[Provided data]
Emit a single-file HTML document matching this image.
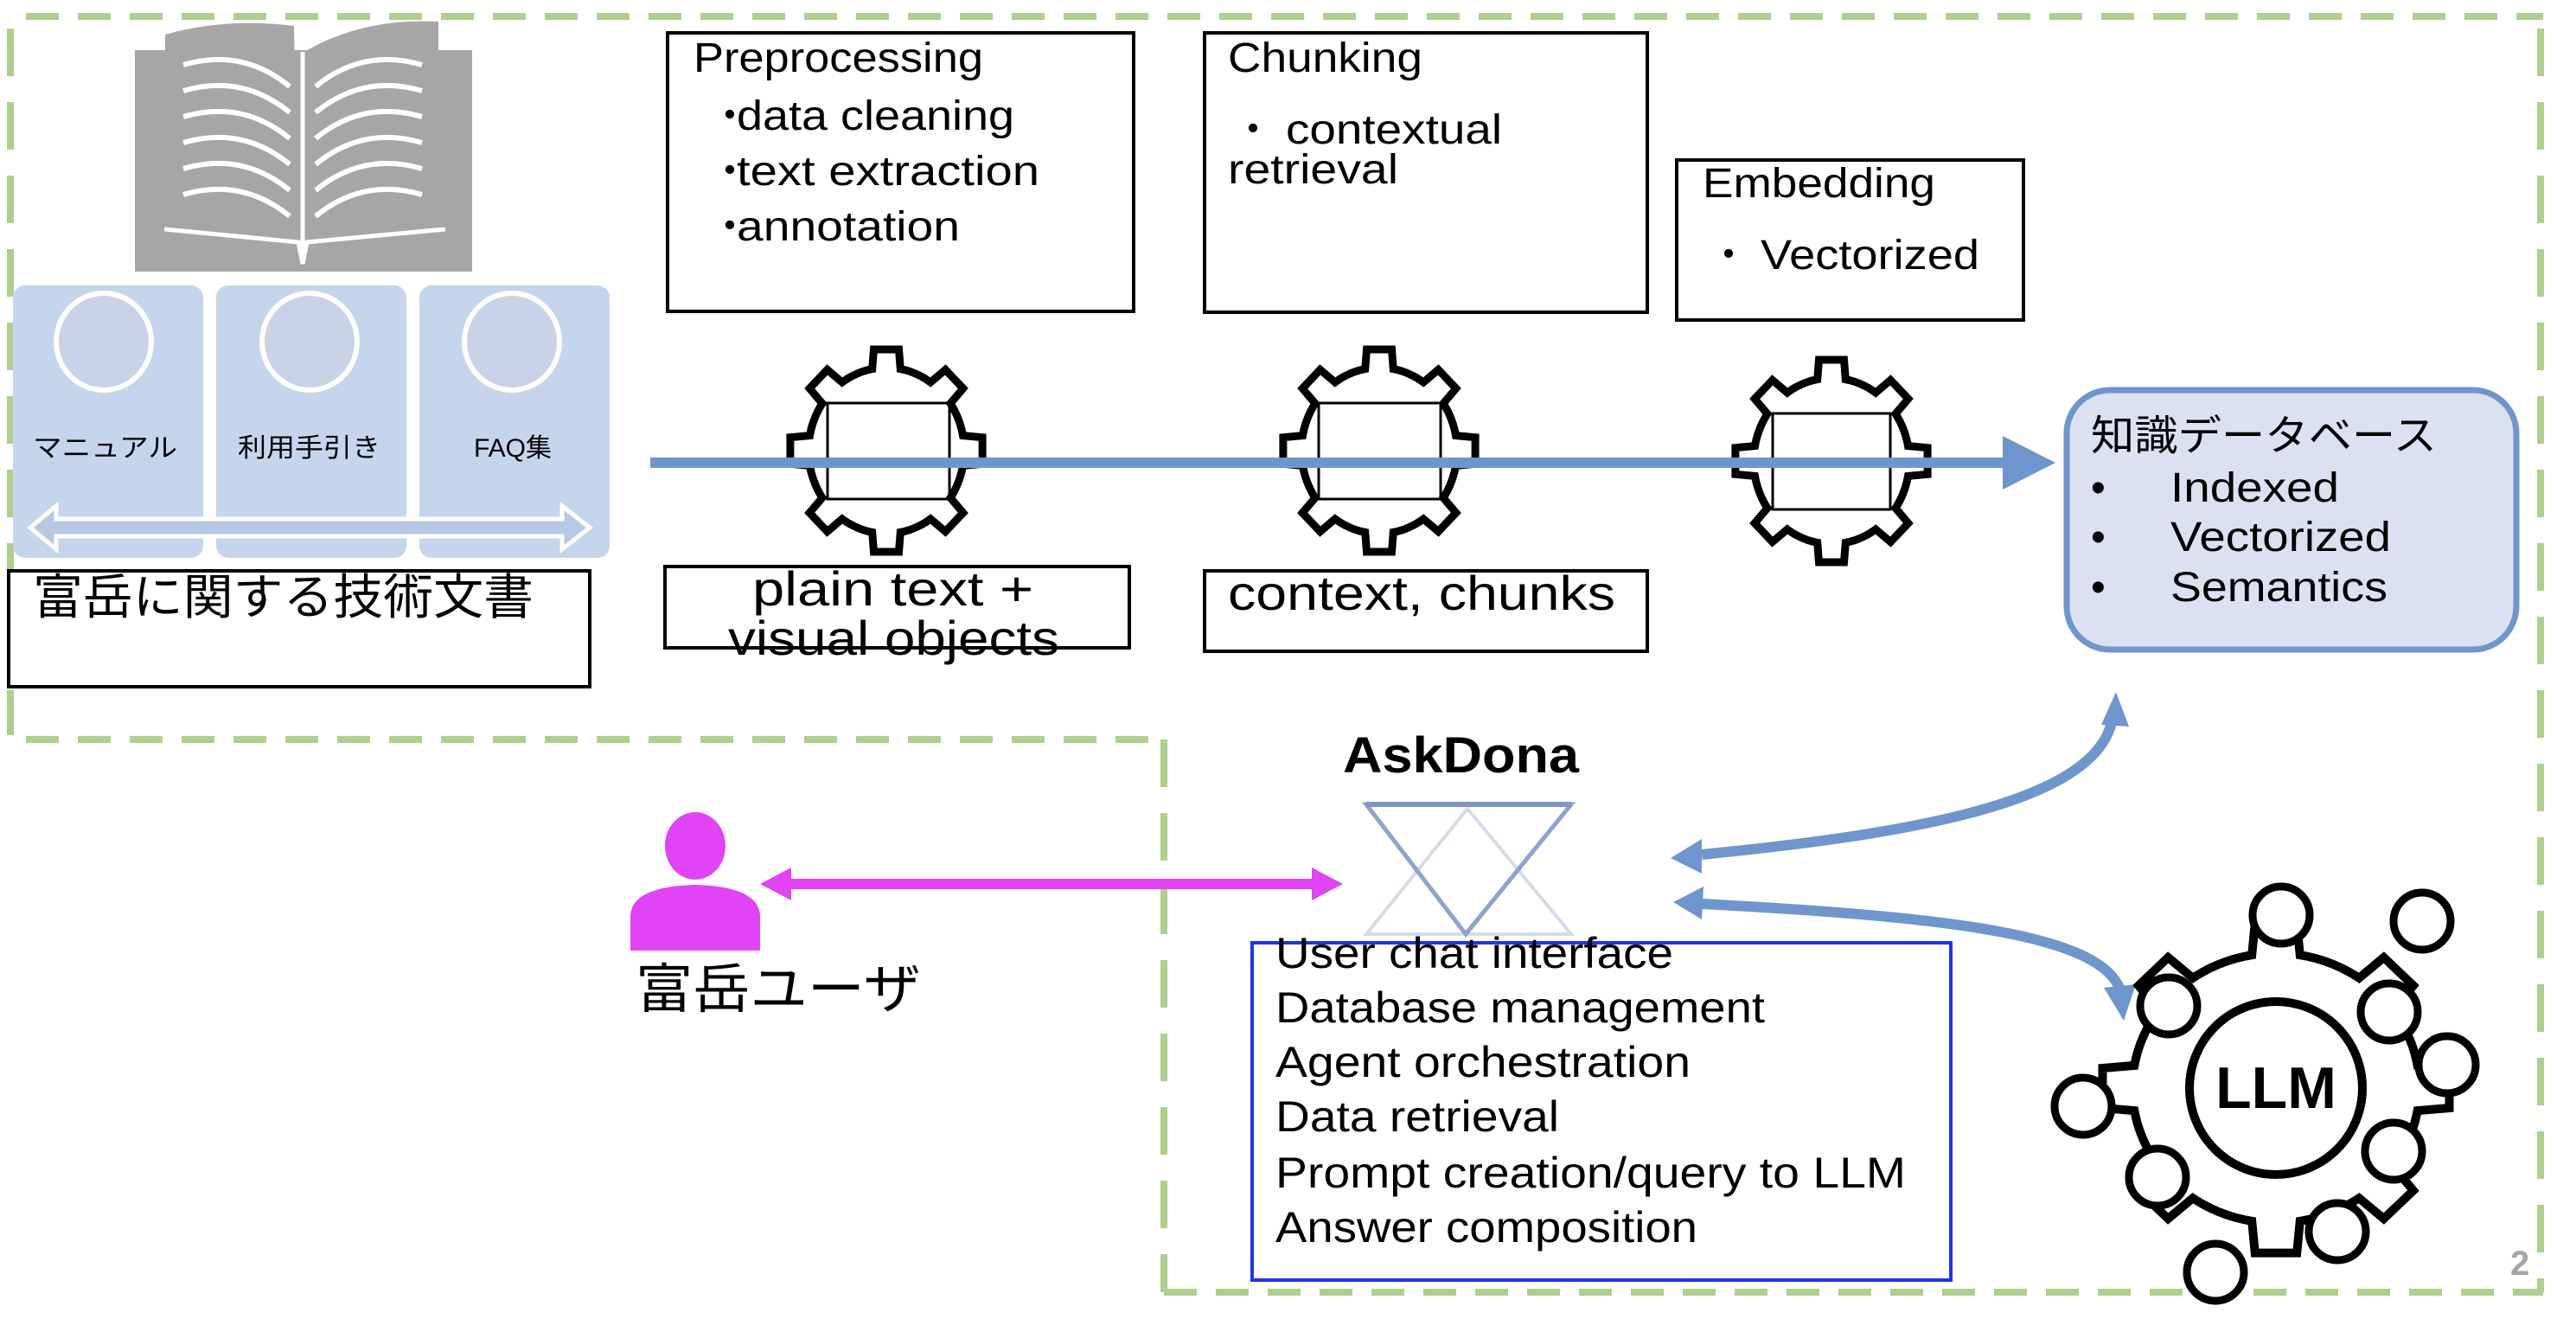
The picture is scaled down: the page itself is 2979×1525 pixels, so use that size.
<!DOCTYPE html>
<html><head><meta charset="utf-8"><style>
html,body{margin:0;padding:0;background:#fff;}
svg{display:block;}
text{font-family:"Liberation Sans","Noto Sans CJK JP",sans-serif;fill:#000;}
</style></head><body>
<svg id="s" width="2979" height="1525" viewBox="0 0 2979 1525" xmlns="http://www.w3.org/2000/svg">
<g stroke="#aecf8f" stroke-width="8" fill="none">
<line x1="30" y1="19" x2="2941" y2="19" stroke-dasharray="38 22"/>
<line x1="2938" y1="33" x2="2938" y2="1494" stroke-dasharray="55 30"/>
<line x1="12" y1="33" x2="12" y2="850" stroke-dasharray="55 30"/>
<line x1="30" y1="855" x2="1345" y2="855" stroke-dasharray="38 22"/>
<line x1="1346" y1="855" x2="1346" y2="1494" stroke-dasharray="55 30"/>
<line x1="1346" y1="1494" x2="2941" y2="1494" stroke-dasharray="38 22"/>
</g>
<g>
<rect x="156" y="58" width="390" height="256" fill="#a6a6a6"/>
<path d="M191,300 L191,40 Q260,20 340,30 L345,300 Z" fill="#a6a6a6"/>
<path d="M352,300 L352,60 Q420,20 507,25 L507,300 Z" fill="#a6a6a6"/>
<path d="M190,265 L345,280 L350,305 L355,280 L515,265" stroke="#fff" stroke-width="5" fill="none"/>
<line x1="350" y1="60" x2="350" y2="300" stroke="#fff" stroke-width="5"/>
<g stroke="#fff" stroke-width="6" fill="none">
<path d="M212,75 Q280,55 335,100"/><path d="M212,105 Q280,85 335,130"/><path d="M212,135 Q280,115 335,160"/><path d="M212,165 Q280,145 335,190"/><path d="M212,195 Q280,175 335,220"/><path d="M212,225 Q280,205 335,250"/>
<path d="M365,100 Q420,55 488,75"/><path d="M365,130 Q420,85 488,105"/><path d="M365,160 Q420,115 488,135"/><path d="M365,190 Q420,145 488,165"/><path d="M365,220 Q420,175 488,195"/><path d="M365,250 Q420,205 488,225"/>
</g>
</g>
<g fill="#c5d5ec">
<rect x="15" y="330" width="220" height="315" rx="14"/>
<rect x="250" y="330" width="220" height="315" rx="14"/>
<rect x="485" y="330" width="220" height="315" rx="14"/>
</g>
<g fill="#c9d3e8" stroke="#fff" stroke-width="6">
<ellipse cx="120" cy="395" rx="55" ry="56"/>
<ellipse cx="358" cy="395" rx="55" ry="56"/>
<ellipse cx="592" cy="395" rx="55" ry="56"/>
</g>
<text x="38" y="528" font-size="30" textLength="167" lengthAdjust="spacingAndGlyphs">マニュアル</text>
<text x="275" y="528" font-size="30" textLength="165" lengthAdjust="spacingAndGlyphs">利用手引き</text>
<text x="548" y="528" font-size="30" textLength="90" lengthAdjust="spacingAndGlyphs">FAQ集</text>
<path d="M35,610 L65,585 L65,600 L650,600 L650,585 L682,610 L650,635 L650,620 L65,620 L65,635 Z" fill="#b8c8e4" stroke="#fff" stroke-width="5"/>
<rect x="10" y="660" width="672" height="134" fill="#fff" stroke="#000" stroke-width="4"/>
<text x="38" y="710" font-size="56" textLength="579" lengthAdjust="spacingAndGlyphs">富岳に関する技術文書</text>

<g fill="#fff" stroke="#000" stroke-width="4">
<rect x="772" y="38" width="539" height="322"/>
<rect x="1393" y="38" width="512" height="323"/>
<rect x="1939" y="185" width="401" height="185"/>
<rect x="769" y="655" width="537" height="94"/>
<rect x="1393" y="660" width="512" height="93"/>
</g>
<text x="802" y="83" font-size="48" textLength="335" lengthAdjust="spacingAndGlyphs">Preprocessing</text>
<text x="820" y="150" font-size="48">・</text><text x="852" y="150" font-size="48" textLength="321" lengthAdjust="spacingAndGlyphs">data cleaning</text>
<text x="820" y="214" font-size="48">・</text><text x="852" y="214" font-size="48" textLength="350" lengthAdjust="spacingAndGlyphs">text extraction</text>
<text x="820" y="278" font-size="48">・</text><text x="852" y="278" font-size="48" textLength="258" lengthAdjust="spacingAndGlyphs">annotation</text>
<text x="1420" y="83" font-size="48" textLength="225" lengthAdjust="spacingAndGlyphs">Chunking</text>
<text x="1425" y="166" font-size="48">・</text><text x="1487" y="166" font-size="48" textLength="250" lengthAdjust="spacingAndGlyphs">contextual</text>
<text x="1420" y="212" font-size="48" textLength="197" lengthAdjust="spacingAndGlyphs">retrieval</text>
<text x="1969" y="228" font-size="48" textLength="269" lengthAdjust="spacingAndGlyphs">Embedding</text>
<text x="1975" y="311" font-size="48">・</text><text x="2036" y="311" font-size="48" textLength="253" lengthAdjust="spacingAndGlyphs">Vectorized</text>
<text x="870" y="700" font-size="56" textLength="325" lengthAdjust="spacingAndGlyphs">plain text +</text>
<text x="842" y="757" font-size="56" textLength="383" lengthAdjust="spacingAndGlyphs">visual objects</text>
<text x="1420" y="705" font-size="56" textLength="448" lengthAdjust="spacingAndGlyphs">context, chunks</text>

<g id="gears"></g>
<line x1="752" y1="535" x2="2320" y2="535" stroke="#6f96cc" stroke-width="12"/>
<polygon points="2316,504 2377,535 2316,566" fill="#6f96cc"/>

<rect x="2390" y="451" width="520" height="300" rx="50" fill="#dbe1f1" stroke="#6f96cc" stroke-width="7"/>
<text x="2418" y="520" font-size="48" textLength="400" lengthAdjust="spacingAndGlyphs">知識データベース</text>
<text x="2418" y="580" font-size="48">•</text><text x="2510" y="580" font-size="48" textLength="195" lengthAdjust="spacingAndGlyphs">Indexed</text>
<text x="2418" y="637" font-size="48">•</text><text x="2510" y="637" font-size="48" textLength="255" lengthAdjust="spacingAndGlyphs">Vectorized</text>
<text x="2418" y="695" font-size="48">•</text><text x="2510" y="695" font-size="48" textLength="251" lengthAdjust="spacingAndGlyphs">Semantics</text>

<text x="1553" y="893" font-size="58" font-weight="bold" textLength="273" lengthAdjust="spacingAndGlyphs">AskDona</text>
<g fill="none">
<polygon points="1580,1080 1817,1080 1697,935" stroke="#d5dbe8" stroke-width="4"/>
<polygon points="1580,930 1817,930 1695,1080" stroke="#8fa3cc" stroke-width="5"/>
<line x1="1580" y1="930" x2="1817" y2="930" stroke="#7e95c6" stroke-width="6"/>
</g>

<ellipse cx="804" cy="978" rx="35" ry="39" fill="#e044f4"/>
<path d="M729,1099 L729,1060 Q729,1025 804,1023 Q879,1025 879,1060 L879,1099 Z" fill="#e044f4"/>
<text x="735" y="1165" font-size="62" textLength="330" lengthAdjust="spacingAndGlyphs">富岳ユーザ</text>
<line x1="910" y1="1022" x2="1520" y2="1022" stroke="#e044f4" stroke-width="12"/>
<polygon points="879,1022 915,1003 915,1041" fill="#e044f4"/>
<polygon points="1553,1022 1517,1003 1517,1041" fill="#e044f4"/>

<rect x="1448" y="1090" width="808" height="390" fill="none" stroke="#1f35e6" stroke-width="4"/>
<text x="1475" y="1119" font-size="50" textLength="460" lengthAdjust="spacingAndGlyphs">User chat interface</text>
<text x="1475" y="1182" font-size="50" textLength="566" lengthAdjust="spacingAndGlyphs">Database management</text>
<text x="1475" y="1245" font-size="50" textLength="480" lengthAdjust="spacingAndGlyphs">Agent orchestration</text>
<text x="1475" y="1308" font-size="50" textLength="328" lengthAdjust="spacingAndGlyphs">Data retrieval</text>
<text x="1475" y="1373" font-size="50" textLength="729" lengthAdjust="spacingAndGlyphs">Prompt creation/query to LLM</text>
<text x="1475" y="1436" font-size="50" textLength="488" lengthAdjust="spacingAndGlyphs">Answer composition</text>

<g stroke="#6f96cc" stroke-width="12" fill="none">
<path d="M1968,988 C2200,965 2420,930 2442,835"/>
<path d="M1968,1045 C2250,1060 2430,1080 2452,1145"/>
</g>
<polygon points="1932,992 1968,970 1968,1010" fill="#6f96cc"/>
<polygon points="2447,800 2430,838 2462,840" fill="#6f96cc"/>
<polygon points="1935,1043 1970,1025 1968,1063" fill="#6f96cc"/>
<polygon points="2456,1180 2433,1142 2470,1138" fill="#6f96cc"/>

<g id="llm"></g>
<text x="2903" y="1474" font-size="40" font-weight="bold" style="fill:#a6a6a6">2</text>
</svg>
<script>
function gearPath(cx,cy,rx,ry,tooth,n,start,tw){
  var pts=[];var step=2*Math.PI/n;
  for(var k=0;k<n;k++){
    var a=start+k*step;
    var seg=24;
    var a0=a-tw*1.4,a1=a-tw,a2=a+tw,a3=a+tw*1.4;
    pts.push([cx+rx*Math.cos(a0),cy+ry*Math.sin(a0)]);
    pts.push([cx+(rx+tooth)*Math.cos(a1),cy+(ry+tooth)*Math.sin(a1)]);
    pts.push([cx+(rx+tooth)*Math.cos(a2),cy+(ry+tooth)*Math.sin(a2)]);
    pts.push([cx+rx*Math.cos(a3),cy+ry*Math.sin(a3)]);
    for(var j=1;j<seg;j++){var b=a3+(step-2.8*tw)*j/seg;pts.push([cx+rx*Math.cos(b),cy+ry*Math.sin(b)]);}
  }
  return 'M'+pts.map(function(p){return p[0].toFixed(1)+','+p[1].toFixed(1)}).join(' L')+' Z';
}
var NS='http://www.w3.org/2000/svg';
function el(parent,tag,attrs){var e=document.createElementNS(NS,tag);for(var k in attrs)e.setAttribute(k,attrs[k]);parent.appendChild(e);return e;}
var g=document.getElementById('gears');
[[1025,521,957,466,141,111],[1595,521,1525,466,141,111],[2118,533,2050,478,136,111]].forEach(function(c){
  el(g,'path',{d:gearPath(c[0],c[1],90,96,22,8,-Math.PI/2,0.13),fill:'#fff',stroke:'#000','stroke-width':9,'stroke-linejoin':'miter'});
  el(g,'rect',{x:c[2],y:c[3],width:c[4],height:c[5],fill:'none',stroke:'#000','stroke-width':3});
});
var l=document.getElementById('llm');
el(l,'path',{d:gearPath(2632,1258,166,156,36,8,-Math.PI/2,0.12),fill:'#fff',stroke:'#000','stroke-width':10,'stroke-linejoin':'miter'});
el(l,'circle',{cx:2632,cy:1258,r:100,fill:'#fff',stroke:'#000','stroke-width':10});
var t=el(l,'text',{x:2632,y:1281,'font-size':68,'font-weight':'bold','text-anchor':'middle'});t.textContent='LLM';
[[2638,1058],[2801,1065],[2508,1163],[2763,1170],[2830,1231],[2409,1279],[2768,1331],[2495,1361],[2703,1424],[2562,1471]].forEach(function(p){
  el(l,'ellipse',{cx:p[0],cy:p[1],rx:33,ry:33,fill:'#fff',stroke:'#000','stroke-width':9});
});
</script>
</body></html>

[Aim] For this exercise, gather every line of the data that contains the word "document".

[Output for this task]
Emit a single-file HTML document matching this image.
function el(parent,tag,attrs){var e=document.createElementNS(NS,tag);for(var k in attrs)e.setAttribute(k,attrs[k]);parent.appendChild(e);return e;}
var g=document.getElementById('gears');
var l=document.getElementById('llm');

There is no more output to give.